La Tunisie a décidé d’interdire la conclusion de nouveaux contrats de sous-traitance dans le secteur public, à partir du vendredi 23 février 2024, date de la publication de cette décision par la présidence du gouvernement.
Par Imed Bahri
Selon la présidence du gouvernement, cette décision a été prise conformément aux instructions du président de la république, Kaïs Saïed, «et en application des dispositions du chapitre quarante-six de la Constitution [de 2022, Ndlr], qui stipule explicitement que ‘‘le travail est un droit pour tout citoyen, homme et femme, et l’État prend les mesures nécessaires pour le garantir sur la base de l’efficacité et de l’équité’’ et que ‘‘chaque citoyen, homme et femme, a le droit de travailler dans des conditions décentes et avec un salaire équitable’’.»
«Dans un effort pour fournir des conditions de travail décentes aux travailleurs du secteur public et éliminer diverses formes d’emploi précaire tout en assurant la continuité et la pérennité des institutions et équipements publics, il a été décidé d’interdire à partir d’aujourd’hui la conclusion de nouveaux contrats de sous-traitance dans le secteur public, et d’annuler toutes les mesures qui violent ce principe, notamment la circulaire N° 35 du 30 juillet 1999 relative à la sous-traitance dans l’administration et les établissements publics», lit-on encore dans le communiqué de la présidence du gouvernement.
Rappelons qu’en recevant, jeudi 22 février, au palais de Carthage, Malek Ezzahi, ministre des Affaires sociales, et Lotfi Dhiab, ministre de l’Emploi et de la Formation professionnelle, le président Saïed avait affirmé que la sous-traitance est «une forme de trafic d’êtres humains et d’exploitation de la misère des pauvres et de leur sueur». Il s’est demandé : «Pourquoi le travailleur ne perçoit-il pas un salaire intégral et équitable, alors que son employeur gagne plusieurs fois plus?», estimant que la sous-traitance «n’est ni constitutionnelle ni acceptable sous aucun rapport», appelant à mettre fin aux contrats à durée limitée, car le travailleur a droit à la sécurité, à la stabilité et à un salaire équitable, à l’instar de son employeur, a-t-il insisté.
Mais si le gouvernement a réagi au quart de tour, annonçant l’interdiction à partir de ce jour des contrats de sous-traitance dans le secteur public, il n’a pas précisé si cette décision a un caractère rétroactif ni ce qui va advenir des employés du secteur public liés par des contrats à durée déterminée et s’ils vont tous être intégrés dans le fonction publique, ce qui va alourdir encore plus les effectifs déjà en surnombre de l’administration et la masse salariale des employés de l’Etat.
La présidence du gouvernement n’a pas précisé non plus si cette interdiction va être généralisée au secteur privé et comment le sera-t-elle, sachant que des pans entiers de l’économie nationale recourent à cette pratique de la sous-traitance qui permet aux entrepreneurs de réduire leurs coûts et d’être compétitifs, notamment à l’exportation.
La décision est sans doute louable.

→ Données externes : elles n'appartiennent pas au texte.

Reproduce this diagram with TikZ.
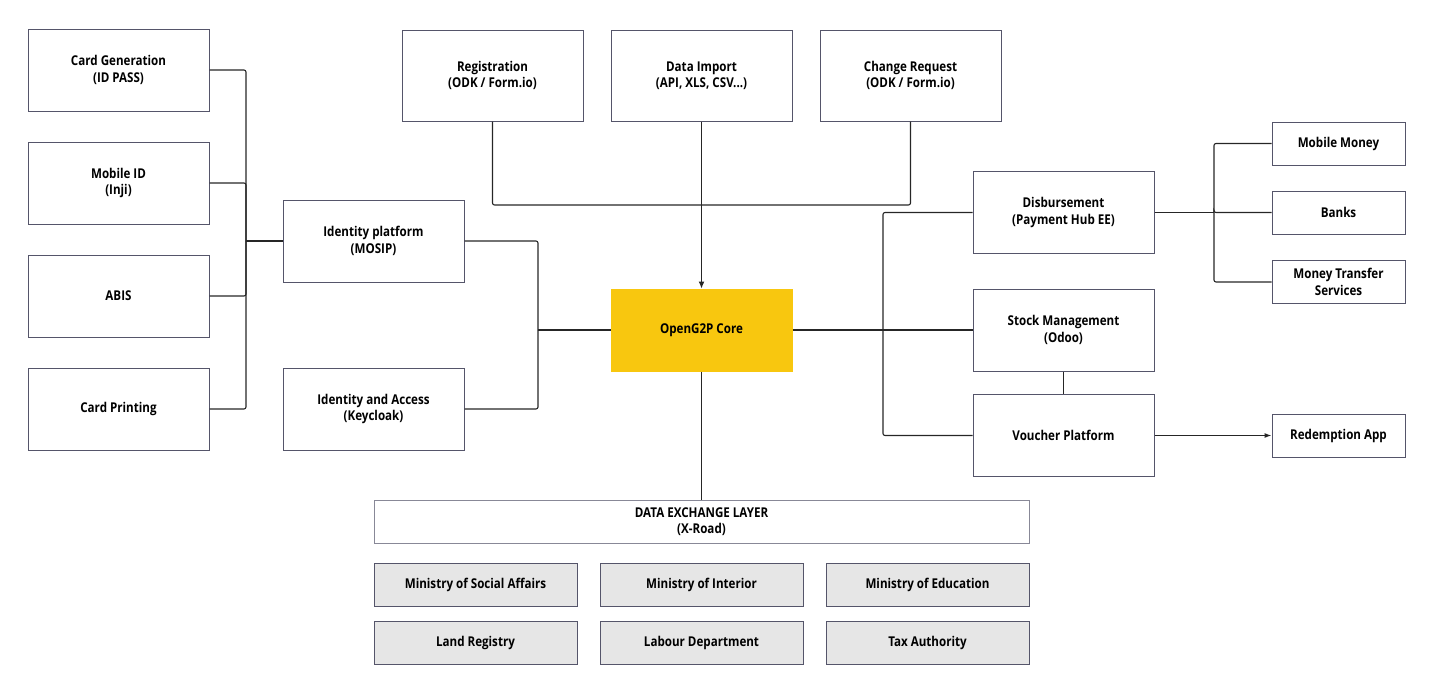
\documentclass[tikz,border=0pt]{standalone}
\usepackage{fontspec}
\setmainfont{Open Sans}[FakeStretch=0.86]
\usetikzlibrary{arrows.meta}
\definecolor{coreyellow}{HTML}{F8C70F}
\definecolor{boxline}{HTML}{55556A}
\definecolor{agency}{HTML}{E6E6E6}
\begin{document}
\begin{tikzpicture}[x=1pt,y=-1pt,
  box/.style={draw=boxline,line width=1pt,fill=white,minimum width=181pt,minimum height=82pt,
    inner sep=0pt,align=center,font=\fontsize{13.5}{16.5}\selectfont\bfseries},
  small/.style={box,minimum width=133pt,minimum height=43pt},
  agencybox/.style={box,fill=agency,minimum width=203pt,minimum height=43pt},
  link/.style={draw=black!85,line width=1.1pt,rounded corners=2pt}]
  \useasboundingbox (0,0) rectangle (1435,696);
  % identity side
  \foreach \n/\y/\t in {cardgen/70/{Card Generation\\(ID PASS)}, mobid/183/{Mobile ID\\(Inji)},
    abis/296/ABIS, cardprint/409/Card Printing}
    \node[box] (\n) at (118.5,\y) {\t};
  \node[box] (idp) at (373.5,241) {Identity platform\\(MOSIP)};
  \node[box] (iam) at (373.5,409) {Identity and Access\\(Keycloak)};
  % core and inputs
  \node[box,fill=coreyellow,draw=coreyellow] (core) at (701.5,330) {OpenG2P Core};
  \node[box,minimum height=91pt] (reg) at (492.5,75.5) {Registration\\(ODK / Form.io)};
  \node[box,minimum height=91pt] (imp) at (701.5,75.5) {Data Import\\(API, XLS, CSV...)};
  \node[box,minimum height=91pt] (chg) at (910.5,75.5) {Change Request\\(ODK / Form.io)};
  % payments side
  \node[box] (disb) at (1063.5,212.5) {Disbursement\\(Payment Hub EE)};
  \node[box] (stock) at (1063.5,330) {Stock Management\\(Odoo)};
  \node[box] (vouch) at (1063.5,435.5) {Voucher Platform};
  \node[small] (mm) at (1338.5,143.5) {Mobile Money};
  \node[small] (banks) at (1338.5,212.5) {Banks};
  \node[small] (mts) at (1338.5,282) {Money Transfer\\Services};
  \node[small] (redeem) at (1338.5,435.5) {Redemption App};
  % data exchange
  \node[box,draw=boxline!70,minimum width=655pt,minimum height=43pt] (dx) at (701.5,521.5)
    {DATA EXCHANGE LAYER\\(X-Road)};
  \foreach \n/\x/\y/\t in {msa/475.5/584.5/Ministry of Social Affairs, mint/701.5/584.5/Ministry of Interior,
    medu/927.5/584.5/Ministry of Education, land/475.5/642.5/Land Registry,
    labour/701.5/642.5/Labour Department, tax/927.5/642.5/Tax Authority}
    \node[agencybox] (\n) at (\x,\y) {\t};
  % junctions
  \coordinate (lj) at (246,241);
  \coordinate (mj) at (538,330);
  \coordinate (tj) at (701.5,205);
  \coordinate (rj) at (883,330);
  \coordinate (dj) at (1214,212.5);
  \foreach \n in {cardgen,mobid,abis,cardprint}
    \draw[link] (\n.east) -| (lj);
  \draw[link] (lj) -- (idp.west);
  \draw[link] (idp.east) -| (mj);
  \draw[link] (iam.east) -| (mj);
  \draw[link] (mj) -- (core.west);
  \draw[link] (reg.south) |- (tj);
  \draw[link] (chg.south) |- (tj);
  \draw[link,-{Latex[length=7pt,width=6pt]}] (imp.south) -- (core.north);
  \draw[link] (core.east) -- (rj);
  \draw[link] (rj) |- (disb.west);
  \draw[link] (rj) -- (stock.west);
  \draw[link] (rj) |- (vouch.west);
  \draw[link] (stock.south) -- (vouch.north);
  \draw[link] (disb.east) -- (dj);
  \foreach \n in {mm,banks,mts}
    \draw[link] (dj) |- (\n.west);
  \draw[link,-{Latex[length=7pt,width=5pt]}] (vouch.east) -- (redeem.west);
  \draw[link] (core.south) -- (dx.north);
\end{tikzpicture}
\end{document}
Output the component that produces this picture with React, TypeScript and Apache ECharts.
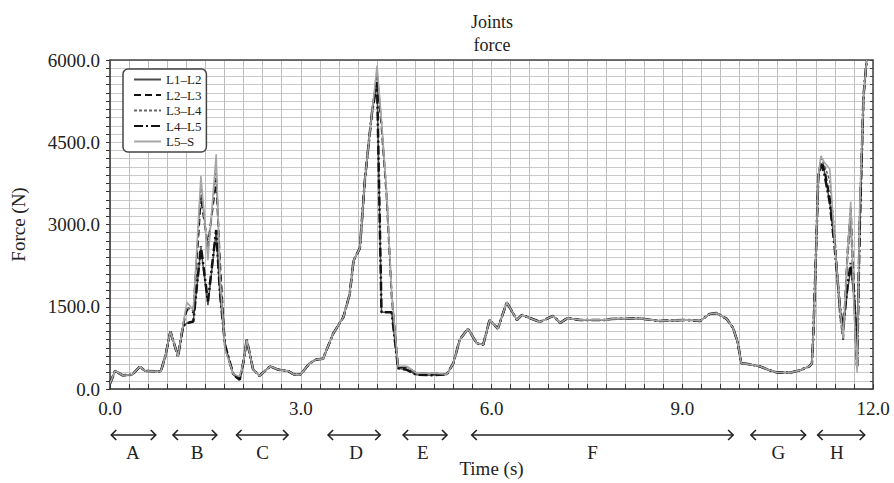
import React, { useEffect, useRef } from "react";
import * as echarts from "echarts";

const TIME = [
  0, 0.08, 0.2, 0.35, 0.47, 0.55, 0.8, 0.87, 0.95, 1.07,
  1.15, 1.21, 1.31, 1.43, 1.54, 1.67, 1.73, 1.81, 1.94, 2.04,
  2.1, 2.15, 2.25, 2.35, 2.52, 2.65, 2.8, 2.9, 3.0, 3.14,
  3.25, 3.35, 3.51, 3.67, 3.77, 3.83, 3.93, 4.01, 4.12, 4.2,
  4.27, 4.35, 4.43, 4.53, 4.67, 4.82, 5.08, 5.3, 5.4, 5.5,
  5.63, 5.77, 5.87, 5.97, 6.1, 6.24, 6.4, 6.48, 6.76, 6.97,
  7.08, 7.2, 7.39, 7.78, 7.88, 8.33, 8.65, 9.07, 9.28, 9.43,
  9.54, 9.7, 9.8, 9.87, 9.93, 10.06, 10.22, 10.33, 10.49, 10.7,
  10.85, 11.0, 11.04, 11.06, 11.1, 11.14, 11.18, 11.23, 11.32, 11.4,
  11.48, 11.53, 11.6, 11.65, 11.7, 11.75, 11.79, 11.85, 11.9,
];

const L1_L2 = [
  100, 330, 250, 260, 410, 330, 320, 600, 1050, 590,
  1150, 1200, 1230, 2570, 1530, 2880, 1700, 800, 260, 170,
  500, 900, 360, 240, 414, 350, 330, 260, 270, 470,
  540, 550, 1010, 1310, 1730, 2340, 2570, 3830, 5040, 5600,
  1400, 1400, 1400, 380, 350, 260, 250, 270, 470, 900,
  1100, 830, 810, 1260, 1100, 1580, 1260, 1350, 1224, 1332,
  1206, 1296, 1260, 1260, 1278, 1285, 1242, 1260, 1242, 1368,
  1386, 1278, 1110, 860, 468, 450, 414, 360, 300, 300,
  340, 414, 470, 950, 2340, 3890, 4100, 4000, 3400, 2600,
  1500, 1130, 1800, 2200, 1700, 1000, 2800, 5330, 6000,
];

const L2_L3 = [
  100, 330, 250, 260, 410, 330, 320, 600, 1050, 590,
  1170, 1450, 1400, 3500, 2600, 3830, 2300, 750, 270, 190,
  500, 900, 360, 240, 414, 350, 330, 260, 270, 470,
  540, 550, 1010, 1310, 1730, 2340, 2570, 3830, 5040, 5700,
  4800, 3530, 1700, 400, 400, 290, 280, 270, 470, 900,
  1100, 830, 810, 1260, 1100, 1580, 1260, 1350, 1224, 1332,
  1206, 1296, 1260, 1260, 1278, 1285, 1242, 1260, 1242, 1368,
  1386, 1278, 1110, 860, 468, 450, 414, 360, 300, 300,
  340, 414, 470, 950, 2340, 3890, 4150, 4050, 3500, 2700,
  1400, 900, 2500, 3300, 1800, 360, 3000, 5330, 6000,
];

const L3_L4 = [
  100, 330, 250, 260, 410, 330, 320, 600, 1050, 590,
  1180, 1500, 1420, 3700, 2500, 4000, 2200, 740, 270, 200,
  500, 900, 360, 240, 414, 350, 330, 260, 270, 470,
  540, 550, 1010, 1310, 1730, 2340, 2570, 3830, 5040, 5800,
  4850, 3550, 1750, 410, 410, 290, 290, 270, 470, 900,
  1100, 830, 810, 1260, 1100, 1580, 1260, 1350, 1224, 1332,
  1206, 1296, 1260, 1260, 1278, 1285, 1242, 1260, 1242, 1368,
  1386, 1278, 1110, 860, 468, 450, 414, 360, 300, 300,
  340, 414, 470, 950, 2340, 3890, 4200, 4100, 3800, 2800,
  1300, 950, 2400, 3000, 1600, 500, 3000, 5330, 6000,
];

const L4_L5 = [
  100, 330, 250, 260, 410, 330, 320, 600, 1050, 590,
  1150, 1200, 1230, 2600, 1600, 2900, 1750, 800, 260, 170,
  500, 900, 360, 240, 414, 350, 330, 260, 270, 470,
  540, 550, 1010, 1310, 1730, 2340, 2570, 3830, 5040, 5600,
  1400, 1400, 1400, 380, 350, 260, 250, 270, 470, 900,
  1100, 830, 810, 1260, 1100, 1580, 1260, 1350, 1224, 1332,
  1206, 1296, 1260, 1260, 1278, 1285, 1242, 1260, 1242, 1368,
  1386, 1278, 1110, 860, 468, 450, 414, 360, 300, 300,
  340, 414, 470, 950, 2340, 3890, 4100, 3950, 3400, 2550,
  1500, 1100, 1900, 2300, 1800, 400, 2900, 5330, 6000,
];

const L5_S = [
  100, 330, 250, 260, 410, 330, 320, 600, 1050, 590,
  1190, 1580, 1440, 3890, 2350, 4280, 2000, 720, 270, 230,
  500, 900, 360, 240, 414, 350, 330, 260, 270, 470,
  540, 550, 1010, 1310, 1730, 2340, 2570, 3830, 5040, 5900,
  4900, 3600, 1750, 414, 414, 290, 290, 270, 470, 900,
  1100, 830, 810, 1260, 1100, 1580, 1260, 1350, 1224, 1332,
  1206, 1296, 1260, 1260, 1278, 1285, 1242, 1260, 1242, 1368,
  1386, 1278, 1110, 860, 468, 450, 414, 360, 300, 300,
  340, 414, 470, 950, 2340, 3890, 4250, 4140, 4014, 2630,
  1500, 918, 2500, 3420, 1500, 300, 3240, 5330, 6000,
];

const SERIES_NAMES = ["L1–L2", "L2–L3", "L3–L4", "L4–L5", "L5–S"];
const X_TICK_LABELS = [0, 3, 6, 9, 12];
const Y_TICK_LABELS = [0, 1500, 3000, 4500, 6000];

const PHASE_LABELS = ["A", "B", "C", "D", "E", "F", "G", "H"];
const PHASE_FROM = [0.02, 0.99, 1.99, 3.43, 4.61, 5.69, 10.08, 11.13];
const PHASE_TO = [0.72, 1.68, 2.8, 4.25, 5.3, 9.8, 10.94, 11.87];
const PHASE_LABEL_AT = [0.36, 1.37, 2.4, 3.87, 4.92, 7.59, 10.51, 11.43];

const FONT = "'Liberation Serif', 'Times New Roman', serif";
const INK = "#222";

export default function App() {
  const ref = useRef<HTMLDivElement>(null);

  useEffect(() => {
    if (!ref.current) return;
    const chart = echarts.init(ref.current, null, { renderer: "svg" });

    const seriesData = [L1_L2, L2_L3, L3_L4, L4_L5, L5_S];
    const styles = [
      { color: "#4a4a4a", width: 1.5, type: "solid" as any },
      { color: "#111", width: 2, type: [7, 4] as any },
      { color: "#666", width: 1.6, type: [3, 2] as any },
      { color: "#111", width: 2.5, type: [9, 3, 2, 3] as any },
      { color: "#a6a6a6", width: 1.6, type: "solid" as any },
    ];

    const valueAxisCommon = {
      type: "value" as const,
    };

    const option: any = {
      animation: false,
      backgroundColor: "#fff",
      title: {
        text: "Joints\nforce",
        left: 487,
        top: 5,
        textAlign: "center",
        textStyle: {
          fontFamily: FONT,
          fontSize: 18,
          fontWeight: "normal",
          color: INK,
          lineHeight: 23,
        },
      },
      legend: {
        orient: "vertical",
        left: 123,
        top: 69,
        data: SERIES_NAMES,
        itemWidth: 27,
        itemHeight: 12,
        itemGap: 2.5,
        itemTextGap: 4,
        backgroundColor: "#fff",
        borderColor: "#444",
        borderWidth: 1.5,
        borderRadius: 5,
        padding: [4, 5, 4, 10],
        textStyle: { fontFamily: FONT, fontSize: 13, color: INK, lineHeight: 12 },
        itemStyle: { opacity: 0 },
      },
      grid: { left: 110, right: 21, top: 60, bottom: 90, containLabel: false },
      xAxis: [
        {
          ...valueAxisCommon,
          min: 0,
          max: 12,
          interval: 0.3,
          name: "Time (s)",
          nameLocation: "middle",
          nameGap: 70,
          nameTextStyle: { fontFamily: FONT, fontSize: 19, color: INK },
          axisLine: { show: true, onZero: false, lineStyle: { color: "#333", width: 1.5 } },
          axisTick: { show: true, inside: true, length: 5, lineStyle: { color: "#333" } },
          axisLabel: {
            fontFamily: FONT,
            fontSize: 19,
            color: INK,
            margin: 10,
            showMinLabel: true,
            showMaxLabel: true,
            formatter: (v: number) =>
              X_TICK_LABELS.some((t) => Math.abs(t - v) < 1e-6) ? v.toFixed(1) : "",
          },
          splitLine: { show: true, lineStyle: { color: "#bdbdbd", width: 1 } },
        },
        {
          ...valueAxisCommon,
          position: "top",
          min: 0,
          max: 12,
          interval: 0.3,
          axisLine: { show: true, onZero: false, lineStyle: { color: "#444", width: 1.5 } },
          axisTick: { show: false },
          axisLabel: { show: false },
          splitLine: { show: false },
        },
      ],
      yAxis: [
        {
          ...valueAxisCommon,
          min: 0,
          max: 6000,
          interval: 150,
          name: "Force (N)",
          nameLocation: "middle",
          nameGap: 82,
          nameTextStyle: { fontFamily: FONT, fontSize: 19, color: INK },
          axisLine: { show: true, onZero: false, lineStyle: { color: "#333", width: 1.5 } },
          axisTick: { show: true, inside: false, length: 4, lineStyle: { color: "#333" } },
          axisLabel: {
            fontFamily: FONT,
            fontSize: 19,
            color: INK,
            margin: 10,
            showMinLabel: true,
            showMaxLabel: true,
            formatter: (v: number) =>
              Y_TICK_LABELS.some((t) => Math.abs(t - v) < 1e-6) ? v.toFixed(1) : "",
          },
          splitLine: { show: true, lineStyle: { color: "#cacaca", width: 1 } },
        },
        {
          ...valueAxisCommon,
          position: "right",
          min: 0,
          max: 6000,
          interval: 150,
          axisLine: { show: true, onZero: false, lineStyle: { color: "#444", width: 1.5 } },
          axisTick: { show: true, inside: true, length: 3, lineStyle: { color: "#444" } },
          axisLabel: { show: false },
          splitLine: { show: false },
        },
      ],
      series: SERIES_NAMES.map((name, i) => ({
        name,
        type: "line",
        xAxisIndex: 0,
        yAxisIndex: 0,
        symbol: "none",
        showSymbol: false,
        clip: true,
        color: styles[i].color,
        lineStyle: styles[i],
        data: TIME.map((t, k) => [t, seriesData[i][k]]),
        z: 2 + i,
      })),
    };

    chart.setOption(option);

    const arrowY = 435;
    const letterY = 452;
    const head = 5;
    const graphics: any[] = [];
    PHASE_LABELS.forEach((lab, i) => {
      const x1 = chart.convertToPixel({ xAxisIndex: 0 }, PHASE_FROM[i]) as number;
      const x2 = chart.convertToPixel({ xAxisIndex: 0 }, PHASE_TO[i]) as number;
      const xl = chart.convertToPixel({ xAxisIndex: 0 }, PHASE_LABEL_AT[i]) as number;
      const stroke = { stroke: "#222", lineWidth: 1.6, fill: "none" };
      graphics.push({
        type: "line",
        shape: { x1, y1: arrowY, x2, y2: arrowY },
        style: stroke,
        silent: true,
      });
      graphics.push({
        type: "polyline",
        shape: { points: [[x1 + head, arrowY - head], [x1, arrowY], [x1 + head, arrowY + head]] },
        style: stroke,
        silent: true,
      });
      graphics.push({
        type: "polyline",
        shape: { points: [[x2 - head, arrowY - head], [x2, arrowY], [x2 - head, arrowY + head]] },
        style: stroke,
        silent: true,
      });
      graphics.push({
        type: "text",
        x: xl,
        y: letterY,
        style: {
          text: lab,
          fontFamily: FONT,
          fontSize: 19,
          fill: INK,
          align: "center",
          verticalAlign: "middle",
        },
        silent: true,
      });
    });
    chart.setOption({ graphic: graphics });

    return () => {
      chart.dispose();
    };
  }, []);

  return (
    <div
      ref={ref}
      style={{ position: "fixed", left: 0, top: 0, width: 894, height: 483, background: "#fff" }}
    />
  );
}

Elle émane d’une bonne volonté et vise à instaurer davantage d’équité entre les travailleurs et les catégories sociales. Mais, eu égard ses retombées négatives prévisibles sur une économie déjà en crise et presque à l’arrêt, on pourrait sérieusement penser que son timing a été très mal choisi, car le risque est grand de voir l’investissement, déjà faible, se tarir encore davantage.